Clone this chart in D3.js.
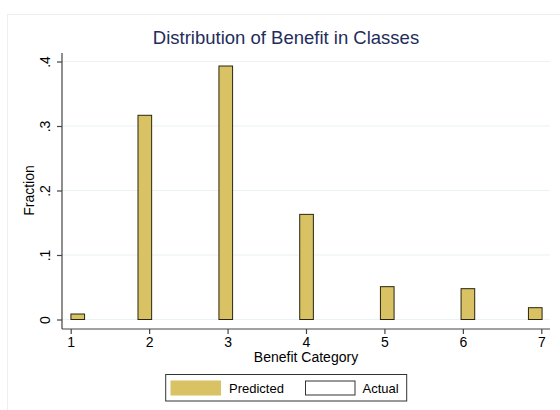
<!DOCTYPE html>
<html>
<head>
<meta charset="utf-8">
<script src="https://cdn.jsdelivr.net/npm/d3@7"></script>
<style>
  html, body { margin: 0; padding: 0; background: #fff; }
  svg { display: block; font-family: "Liberation Sans", Arial, Helvetica, sans-serif; }
</style>
</head>
<body>
<svg id="chart" width="560" height="410"></svg>
<script>
// ---- data ----
const categories = [1, 2, 3, 4, 5, 6, 7];
const barPositions = [1.09, 1.945, 2.977, 4.007, 5.036, 6.064, 6.923];
const predicted = [0.0085, 0.3166, 0.393, 0.163, 0.0509, 0.0478, 0.0183];
const barWidth = 0.174;
const yTicks = [0, 0.1, 0.2, 0.3, 0.4];
const yTickLabels = ["0", ".1", ".2", ".3", ".4"];
const legendLabels = ["Predicted", "Actual"];
const titleText = "Distribution of Benefit in Classes";
const xTitle = "Benefit Category";
const yTitle = "Fraction";

const svg = d3.select("#chart");

// faint outer frame
svg.append("rect")
  .attr("x", 7.5).attr("y", 14.5)
  .attr("width", 560).attr("height", 400)
  .attr("fill", "#fff").attr("stroke", "#eeeeee").attr("stroke-width", 1);

const x = d3.scaleLinear().domain([1, 7]).range([70.7, 541.3]);
const y = d3.scaleLinear().domain([0, 0.4]).range([319.5, 61.5]);

const plotLeft = 62, plotRight = 550, plotTop = 53, plotBottom = 329;

// gridlines
svg.append("g").selectAll("line").data(yTicks).join("line")
  .attr("x1", plotLeft).attr("x2", plotRight)
  .attr("y1", d => y(d)).attr("y2", d => y(d))
  .attr("stroke", "#eaf2f3").attr("stroke-width", 1.2);

// bars
svg.append("g").selectAll("rect").data(predicted).join("rect")
  .attr("x", (d, i) => x(barPositions[i] - barWidth / 2))
  .attr("width", (d, i) => x(barPositions[i] + barWidth / 2) - x(barPositions[i] - barWidth / 2))
  .attr("y", d => y(d))
  .attr("height", d => y(0) - y(d))
  .attr("fill", "#d8c264")
  .attr("stroke", "#2a2610").attr("stroke-width", 1);

// y axis
const yAxis = d3.axisLeft(y).tickValues(yTicks)
  .tickFormat((d, i) => yTickLabels[i]).tickSize(5).tickPadding(3);
const gy = svg.append("g").attr("transform", `translate(${plotLeft},0)`).call(yAxis);
gy.select(".domain").remove();
gy.append("line").attr("x1", 0).attr("x2", 0).attr("y1", plotTop).attr("y2", plotBottom)
  .attr("stroke", "#444").attr("stroke-width", 1.2);
gy.selectAll(".tick line").attr("stroke", "#444").attr("stroke-width", 1.2);
gy.selectAll(".tick text")
  .attr("font-size", 14).attr("fill", "#000")
  .attr("x", null).attr("dy", null)
  .attr("text-anchor", "middle")
  .attr("transform", "translate(-12,0) rotate(-90)")
  .attr("y", 0);

// x axis
const xAxis = d3.axisBottom(x).tickValues(categories)
  .tickFormat(d3.format("d")).tickSize(5).tickPadding(3);
const gx = svg.append("g").attr("transform", `translate(0,${plotBottom})`).call(xAxis);
gx.select(".domain").remove();
gx.append("line").attr("x1", plotLeft).attr("x2", plotRight).attr("y1", 0).attr("y2", 0)
  .attr("stroke", "#444").attr("stroke-width", 1.2);
gx.selectAll(".tick line").attr("stroke", "#444").attr("stroke-width", 1.2);
gx.selectAll(".tick text").attr("font-size", 14).attr("fill", "#000");

// titles
svg.append("text").attr("x", 286).attr("y", 44)
  .attr("text-anchor", "middle").attr("font-size", 18.5).attr("fill", "#1e2d5a")
  .text(titleText);
svg.append("text").attr("x", 306).attr("y", 362)
  .attr("text-anchor", "middle").attr("font-size", 14).attr("fill", "#000")
  .text(xTitle);
svg.append("text")
  .attr("transform", `translate(34,${(y(0) + y(0.4)) / 2}) rotate(-90)`)
  .attr("text-anchor", "middle").attr("font-size", 14).attr("fill", "#000")
  .text(yTitle);

// legend
const lg = svg.append("g");
lg.append("rect").attr("x", 165.7).attr("y", 374.5).attr("width", 241).attr("height", 26.5)
  .attr("fill", "#fff").attr("stroke", "#333").attr("stroke-width", 1);
const legendItems = [
  { label: legendLabels[0], fill: "#d8c264", stroke: "#d8c264", sx: 171, tx: 229 },
  { label: legendLabels[1], fill: "#fff", stroke: "#333", sx: 305.5, tx: 362.5 }
];
legendItems.forEach(it => {
  lg.append("rect").attr("x", it.sx).attr("y", 381).attr("width", 49.5).attr("height", 14)
    .attr("fill", it.fill).attr("stroke", it.stroke).attr("stroke-width", 1);
  lg.append("text").attr("x", it.tx).attr("y", 392.5).attr("font-size", 13).attr("fill", "#000")
    .text(it.label);
});
</script>
</body>
</html>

####################

All of the material above should be reproduced exactly, except the pictures.

Clone this chart in D3.js.
<!DOCTYPE html>
<html>
<head>
<meta charset="utf-8">
<script src="https://cdn.jsdelivr.net/npm/d3@7"></script>
<style>
  html, body { margin: 0; padding: 0; background: #fff; }
  svg { display: block; font-family: "Liberation Sans", Arial, Helvetica, sans-serif; }
</style>
</head>
<body>
<svg id="chart" width="560" height="410"></svg>
<script>
// ---- data ----
const categories = [1, 2, 3, 4, 5, 6, 7];
const barPositions = [1.09, 1.945, 2.977, 4.007, 5.036, 6.064, 6.923];
const predicted = [0.0085, 0.3166, 0.393, 0.163, 0.0509, 0.0478, 0.0183];
const barWidth = 0.174;
const yTicks = [0, 0.1, 0.2, 0.3, 0.4];
const yTickLabels = ["0", ".1", ".2", ".3", ".4"];
const legendLabels = ["Predicted", "Actual"];
const titleText = "Distribution of Benefit in Classes";
const xTitle = "Benefit Category";
const yTitle = "Fraction";

const svg = d3.select("#chart");

// faint outer frame
svg.append("rect")
  .attr("x", 7.5).attr("y", 14.5)
  .attr("width", 560).attr("height", 400)
  .attr("fill", "#fff").attr("stroke", "#eeeeee").attr("stroke-width", 1);

const x = d3.scaleLinear().domain([1, 7]).range([70.7, 541.3]);
const y = d3.scaleLinear().domain([0, 0.4]).range([319.5, 61.5]);

const plotLeft = 62, plotRight = 550, plotTop = 53, plotBottom = 329;

// gridlines
svg.append("g").selectAll("line").data(yTicks).join("line")
  .attr("x1", plotLeft).attr("x2", plotRight)
  .attr("y1", d => y(d)).attr("y2", d => y(d))
  .attr("stroke", "#eaf2f3").attr("stroke-width", 1.2);

// bars
svg.append("g").selectAll("rect").data(predicted).join("rect")
  .attr("x", (d, i) => x(barPositions[i] - barWidth / 2))
  .attr("width", (d, i) => x(barPositions[i] + barWidth / 2) - x(barPositions[i] - barWidth / 2))
  .attr("y", d => y(d))
  .attr("height", d => y(0) - y(d))
  .attr("fill", "#d8c264")
  .attr("stroke", "#2a2610").attr("stroke-width", 1);

// y axis
const yAxis = d3.axisLeft(y).tickValues(yTicks)
  .tickFormat((d, i) => yTickLabels[i]).tickSize(5).tickPadding(3);
const gy = svg.append("g").attr("transform", `translate(${plotLeft},0)`).call(yAxis);
gy.select(".domain").remove();
gy.append("line").attr("x1", 0).attr("x2", 0).attr("y1", plotTop).attr("y2", plotBottom)
  .attr("stroke", "#444").attr("stroke-width", 1.2);
gy.selectAll(".tick line").attr("stroke", "#444").attr("stroke-width", 1.2);
gy.selectAll(".tick text")
  .attr("font-size", 14).attr("fill", "#000")
  .attr("x", null).attr("dy", null)
  .attr("text-anchor", "middle")
  .attr("transform", "translate(-12,0) rotate(-90)")
  .attr("y", 0);

// x axis
const xAxis = d3.axisBottom(x).tickValues(categories)
  .tickFormat(d3.format("d")).tickSize(5).tickPadding(3);
const gx = svg.append("g").attr("transform", `translate(0,${plotBottom})`).call(xAxis);
gx.select(".domain").remove();
gx.append("line").attr("x1", plotLeft).attr("x2", plotRight).attr("y1", 0).attr("y2", 0)
  .attr("stroke", "#444").attr("stroke-width", 1.2);
gx.selectAll(".tick line").attr("stroke", "#444").attr("stroke-width", 1.2);
gx.selectAll(".tick text").attr("font-size", 14).attr("fill", "#000");

// titles
svg.append("text").attr("x", 286).attr("y", 44)
  .attr("text-anchor", "middle").attr("font-size", 18.5).attr("fill", "#1e2d5a")
  .text(titleText);
svg.append("text").attr("x", 306).attr("y", 362)
  .attr("text-anchor", "middle").attr("font-size", 14).attr("fill", "#000")
  .text(xTitle);
svg.append("text")
  .attr("transform", `translate(34,${(y(0) + y(0.4)) / 2}) rotate(-90)`)
  .attr("text-anchor", "middle").attr("font-size", 14).attr("fill", "#000")
  .text(yTitle);

// legend
const lg = svg.append("g");
lg.append("rect").attr("x", 165.7).attr("y", 374.5).attr("width", 241).attr("height", 26.5)
  .attr("fill", "#fff").attr("stroke", "#333").attr("stroke-width", 1);
const legendItems = [
  { label: legendLabels[0], fill: "#d8c264", stroke: "#d8c264", sx: 171, tx: 229 },
  { label: legendLabels[1], fill: "#fff", stroke: "#333", sx: 305.5, tx: 362.5 }
];
legendItems.forEach(it => {
  lg.append("rect").attr("x", it.sx).attr("y", 381).attr("width", 49.5).attr("height", 14)
    .attr("fill", it.fill).attr("stroke", it.stroke).attr("stroke-width", 1);
  lg.append("text").attr("x", it.tx).attr("y", 392.5).attr("font-size", 13).attr("fill", "#000")
    .text(it.label);
});
</script>
</body>
</html>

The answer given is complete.